When you talk Cowboys offensive line, you always think of Tyron Smith, Travis Frederick, and Zack Martin first. Right Tackle La'el Collins still has to prove he belongs in the same sentence with his elite teammates. If he does that in 2018, Collins could become one of the best bargains on the roster.

Making the move from left guard to right tackle last year, Collins improved with time and was playing his best football at the end of the year. This was despite ongoing back issues that had him on the injury report most weeks.

La'el started all 16 games at right tackle and did enough that the Cowboys committed to keeping him there in 2018, even despite a big hole back at left guard. They are hoping consistency and stability will allow Collins to really blossom this season, building on the strong progress shown last year.
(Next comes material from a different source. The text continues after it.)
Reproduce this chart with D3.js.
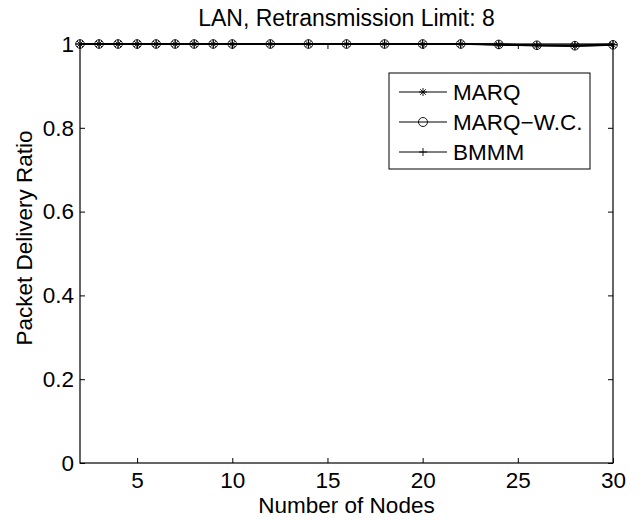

For 2018, Collins has a $5.76 million cap hit. According to Spotrac, that makes him the 13th-most expensive right tackle in the NFL this year.

That middle-of-the-pack expense is consistent with where La'el currently rates among NFL right tackles. Bleacher Report ranked Collins as the 16th-best RT in football last year.

But that ranking was based on the season as a whole. If La'el plays all of 2018 the way he was playing towards the end of last year, he will have emerged as one of the better right tackles in the game.

La'el Collins' Position Flex Could Come in Handy for Cowboys

Dallas Cowboys OT La'el Collins

If Collins develops as we hope, that salary suddenly becomes a major bargain. The most expensive right tackles in the NFL are making $7-$9 million this season.

But this can go a couple of ways. With his 2019 cap hit rising to $7.9 million, La'el needs to next step forward.

If Collins were to struggle this year, it could make him a potential cap casualty next offseason. Dallas can save $6.5 million in cap space if Collins is released or traded in 2019.

Dallas could elect to give Connor Williams, their second-round pick this year, a look at right tackle next season. It's the position he played in college.

They could also consider veteran backup Cameron Fleming, who will still be just 26-year-old. Fleming has two Super Bowl rings and several starts, including in the postseason, from his time with the Patriots.

While we think of La'el Collins as a first-round talent, it's important to remember that he was ultimately an undrafted free agent. Dallas did not have to invest anything to acquire him, and ultimately that makes it easier to let him go.

Naturally, we prefer the other side of this coin. If Collins builds on 2017, he will join the upper echelon of right tackles in the league. And if the Cowboys' offensive line isn't already the best in the NFL, that would only cement them as the best unit in football.

If La'el makes the leap, it could mean huge things for the Cowboys' offense and team success this year.